Дети всегда любили отца и любят по-прежнему, спустя двадцать лет после его смерти. Многим это непонятно. Я же думаю, что помимо его всегдашнего интереса к молодежи этот успех связан с изяществом воплощения. Об этом так редко говорят, а ведь оно позволило ему обращаться к самым смелым сюжетам, никогда не допуская ни тени вульгарности, ни заигрывания со зрителем, — иначе он бы его несомненно потерял. Такая позиция не только обеспечила ему восхищение в любых слоях общества — благодаря ей он остался в сердцах. Его интерес к присущим человечеству порокам говорит о том, что он был не лучшего мнения о себе подобных. Он полагал, что люди плохи, упорствуя в желании оставаться плохими. Взрослые, считал он, всегда будут злыми! Такое пророчество не могло не восхитить детей и укрепляло их непонимание окружающего мира. Взрослый расист из «Раввина Якова» убеждает, что сей мир плодит ксенофобов и людей, жаждущих власти и денег. Фильм «Мания величия» показывает, что эволюция человеческой породы запаздывает. Все эти истины трогают детей, ибо они их чувствуют, и еще потому, что у них не бывает случая об этом потолковать с кем-то и в особенности быть услышанными. Смех становится их оружием и лекарством.

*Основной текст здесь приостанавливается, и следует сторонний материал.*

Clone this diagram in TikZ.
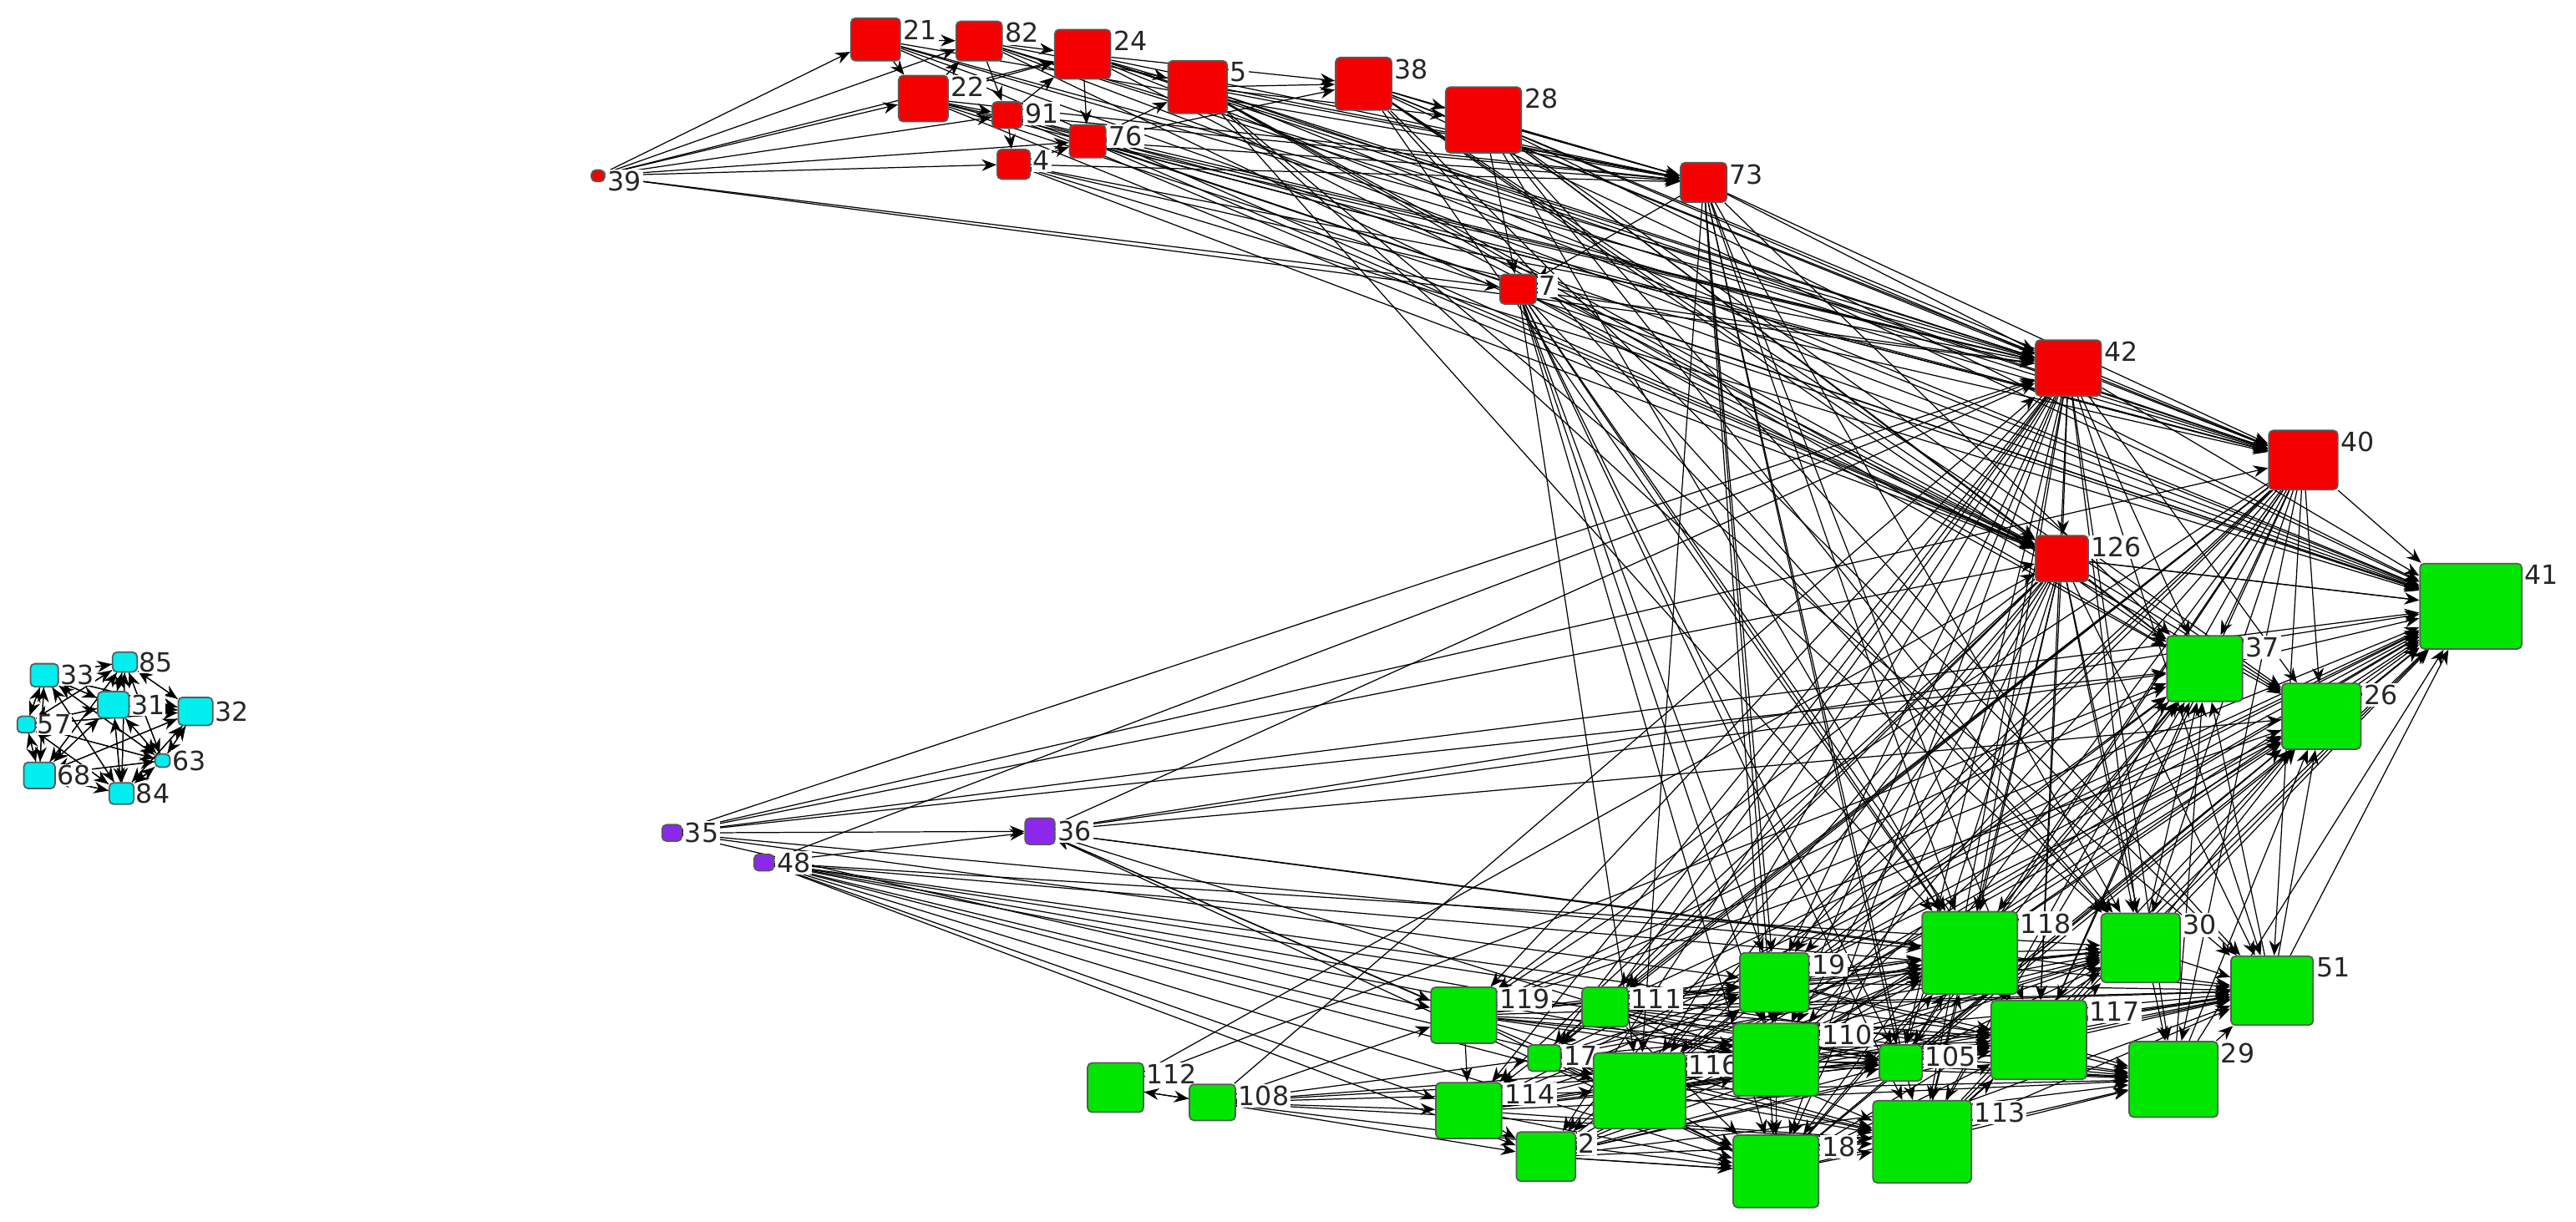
\documentclass[tikz,border=0pt]{standalone}
\usepackage{fontspec}
\setmainfont{DejaVu Sans}
\usetikzlibrary{arrows.meta}
\definecolor{cy}{RGB}{0,238,238}
\definecolor{pu}{RGB}{140,40,235}
\definecolor{gr}{RGB}{0,230,0}
\definecolor{rd}{RGB}{245,0,0}
\pgfdeclarelayer{bg}\pgfsetlayers{bg,main}
\begin{document}
\begin{tikzpicture}[x=0.01967cm,y=-0.01967cm,
  box/.style={draw=black!65,line width=0.5pt,rounded corners=1.5pt,inner sep=0pt},
  lab/.style={fill=white,inner sep=0.6pt,font=\fontsize{9}{10}\selectfont,text=black!85,anchor=north west},
  e/.style={line width=0.35pt,-{Stealth[length=5pt,width=4pt]}}]
\useasboundingbox (0,0) rectangle (1568,743.8);
% red nodes
\foreach \n/\x/\y/\w/\h in {21/533/24/30/26,82/596/25/28/24,24/659/33/34/30,5/729/53/36/32,38/830/51/34/32,28/903/73/46/40,22/562/60/30/28,91/613/70/18/16,76/662/86/22/20,4/617/100/20/18,39/364/107/8/7,73/1037/111/28/24,7/924/176/22/18,42/1259/224/40/34,40/1402/280/42/36,126/1255/340/32/28}
  \node[box,fill=rd,minimum width=\w*0.1967mm,minimum height=\h*0.1967mm,label={[lab]north east:\n}] (n\n) at (\x,\y) {};
% green nodes
\foreach \n/\x/\y/\w/\h in {41/1504/369/62/52,37/1342/407/46/40,26/1413/436/48/40,118/1199/580/58/50,30/1303/577/48/42,51/1383/603/50/42,19/1080/598/42/36,119/891/618/40/34,111/977/613/28/24,17/940/644/20/16,116/998/664/56/46,110/1081/645/52/44,105/1157/647/26/22,117/1241/633/58/48,29/1323/657/54/46,114/894/676/40/34,112/679/662/34/30,108/738/671/28/22,2/941/704/36/30,18/1081/713/52/44,113/1170/695/60/50}
  \node[box,fill=gr,minimum width=\w*0.1967mm,minimum height=\h*0.1967mm,label={[lab]north east:\n}] (n\n) at (\x,\y) {};
% purple
\foreach \n/\x/\y/\w/\h in {35/409/507/12/10,48/465/525/12/10,36/633/506/18/16}
  \node[box,fill=pu,minimum width=\w*0.1967mm,minimum height=\h*0.1967mm,label={[lab,anchor=west]east:\n}] (n\n) at (\x,\y) {};
% cyan
\foreach \n/\x/\y/\w/\h in {33/27/411/17/14,85/76/403/15/12,31/69/429/19/16,32/119/433/21/17,57/16/441/11/10,63/99/463/9/8,68/24/472/19/16,84/74/483/15/13}
  \node[box,fill=cy,minimum width=\w*0.1967mm,minimum height=\h*0.1967mm,label={[lab,anchor=west,inner sep=0.3pt]east:\n}] (n\n) at (\x,\y) {};
\begin{pgfonlayer}{bg}
% cyan cluster
\foreach \s in {33,85,31,32,57,63,68,84}
  \foreach \t in {33,85,31,32,57,63,68,84}
    {\ifnum\s<\t \draw[e] (n\s) -- (n\t); \draw[e] (n\t) -- (n\s);\fi}
% 39
\foreach \t in {21,22,91,4,76,82,24,7,42}
  \draw[e] (n39) -- (n\t);
% top chain
\foreach \s/\t in {21/82,82/24,24/5,5/38,38/28,28/73,22/91,91/4,76/5,28/7,73/7,21/22,22/82,82/91,24/76,4/76,22/24,91/24,76/38,5/28,24/38,73/42,7/42,7/126,73/40,42/40,42/126,40/41,126/41}
  \draw[e] (n\s) -- (n\t);
\foreach \s in {21,82,24,5,38,28,22,91,76,4}
  \foreach \t in {42,40,126,41,73}
    \draw[e] (n\s) -- (n\t);
% reds to greens
\foreach \s in {42,126,40}
  \foreach \t in {37,26,118,30,51,19,110,116,117,29,113,18,105,2,114,119,111,17}
    \draw[e] (n\s) -- (n\t);
\foreach \s in {73,7}
  \foreach \t in {37,118,30,19,110,117,113,18,105,116}
    \draw[e] (n\s) -- (n\t);
\foreach \s in {28,5,38}
  \foreach \t in {37,26,118,30,51}
    \draw[e] (n\s) -- (n\t);
% 41 hub
\foreach \t in {37,26,118,30,51,19,110,116,117,29,113,18,105,2,114,119,111,17,42,126}
  \draw[e] (n\t) -- (n41);
\foreach \t in {118,30,51,19,110,117,29,113,18,116,105,119}
  {\draw[e] (n\t) -- (n37); \draw[e] (n\t) -- (n26);}
% purple
\foreach \t in {36,42,40,37,126,119,19,118,41}
  \draw[e] (n35) -- (n\t);
\foreach \t in {36,42,114,2,116,110,105,117,29,30,18,113,51}
  \draw[e] (n48) -- (n\t);
\foreach \t in {41,37,26,119,110,118,51,42}
  \draw[e] (n36) -- (n\t);
\draw[e] (n116) -- (n36);
\draw[e] (n18) -- (n36);
% green internal
\foreach \s/\t in {112/108,108/112,112/37,112/126,108/42}
  \draw[e] (n\s) -- (n\t);
\foreach \t in {114,2,116,18,119,17,110,113,105}
  \draw[e] (n108) -- (n\t);
\foreach \s in {119,111,17,114,2,116}
  \foreach \t in {19,110,18,105,117,113,118,30,29,51}
    \draw[e] (n\s) -- (n\t);
\foreach \s in {19,110,18,105,113}
  \foreach \t in {118,30,117,29,51}
    \draw[e] (n\s) -- (n\t);
\foreach \s/\t in {118/30,30/51,117/29,29/51,117/51,118/117,19/110,110/18,18/113,113/117,119/114,114/2,2/18,111/17,17/116,116/110}
  \draw[e] (n\s) -- (n\t);
\end{pgfonlayer}
\end{tikzpicture}
\end{document}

Чтобы быть ближе к заботам молодого зрителя, отец оставался ребенком. Для этого он не жалел усилий. Он все время пересматривал свое отношение к мелочам жизни и выбирал поведение, отличавшееся оттого, которое бы предпочел, действуя инстинктивно. Ему пришлось бы тогда со многим соглашаться. Он же остался таким превосходным актером, ибо все время подвергал сомнению свою игру. Он даже уверовал в то, что был не прав в прошлом и сумел искоренить недостатки в дальнейшем.
— Я рад, что зритель смеялся на «Раввине Якове». Этот смех очистил мою душу.